How can a reaction shown in Fig. 1 and generating the proposed free C₂ overcome a reaction endo-energicity ΔΔG₂₉₈ of +47 kcal/mol, the most accurate estimate obtained by the computations reported here? Eyring theory tells us that at 298 K, unimolecular reactions with respectively a half-life of 1 min and 1 h correspond to free energy barriers of 20.0 or 22.5 kcal/mol, significantly lower than the range of energies predicted above. There are several possibilities to consider.

• Firstly, an as yet un-identified mechanism recovers the energy. Is it possible that sufficient enthalpy can be recovered by say reorganisation of ionic lattice energies so that the resulting free energy barrier ΔG₂₉₈^‡ could promote a sufficiently rapid (half-life <1 h) reaction at room temperatures? This would allow C₂ to be trapped by another species, but this would compete with ~barrierless reverse trapping by Ph–I. If so, by what type of mechanism could this recovered energy then be concentrated directly into the carbon-iodine bond in order to cleave it?

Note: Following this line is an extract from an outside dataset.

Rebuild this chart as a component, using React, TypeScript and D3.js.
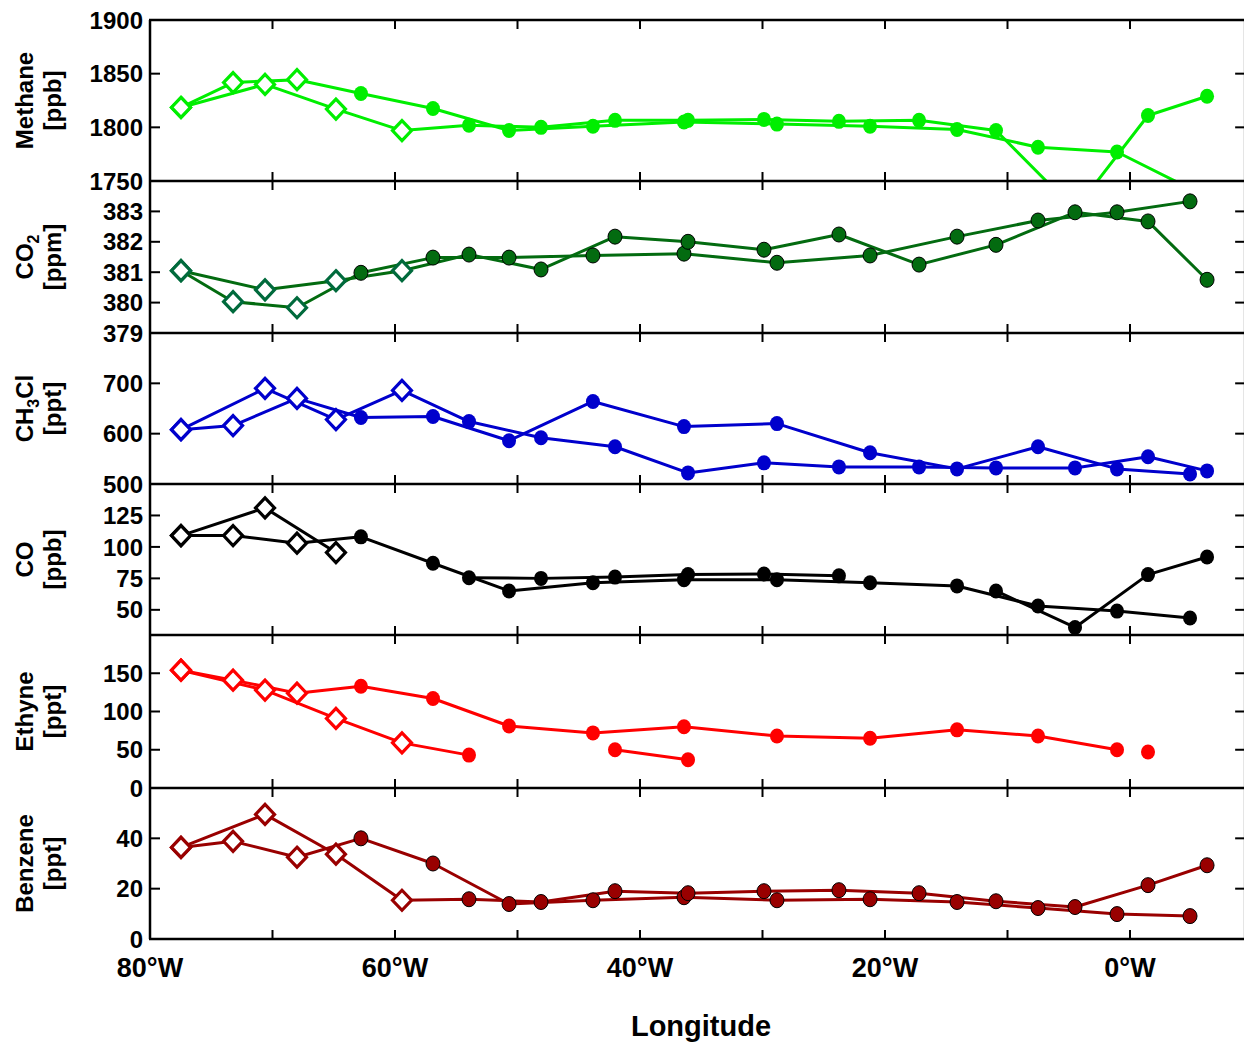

• That the range of thermochemical values for the reaction obtained by the three models above is wrongly predicted to be too high by 20–25 kcal/mol.

• Alternatively, one might consider that free C₂ itself is not produced, but instead some other species which must account for the results of the trapping reactions. A possible check on the gas-phase trapping would be to condense whatever species emerges from the dry reaction flask onto a cold-finger at liquid helium temperatures in an argon matrix and subject this directly to spectroscopic (Raman or other) analysis as an alternative to chemical trapping.

If the formation and trapping of C₂ by the chemical reaction sequence shown above can indeed be independently confirmed, then this leaves us with a fascinating chemical challenge of how an otherwise apparently excessively endo-energic reaction can be promoted to viability. No solution to that perplexing dilemma is offered here.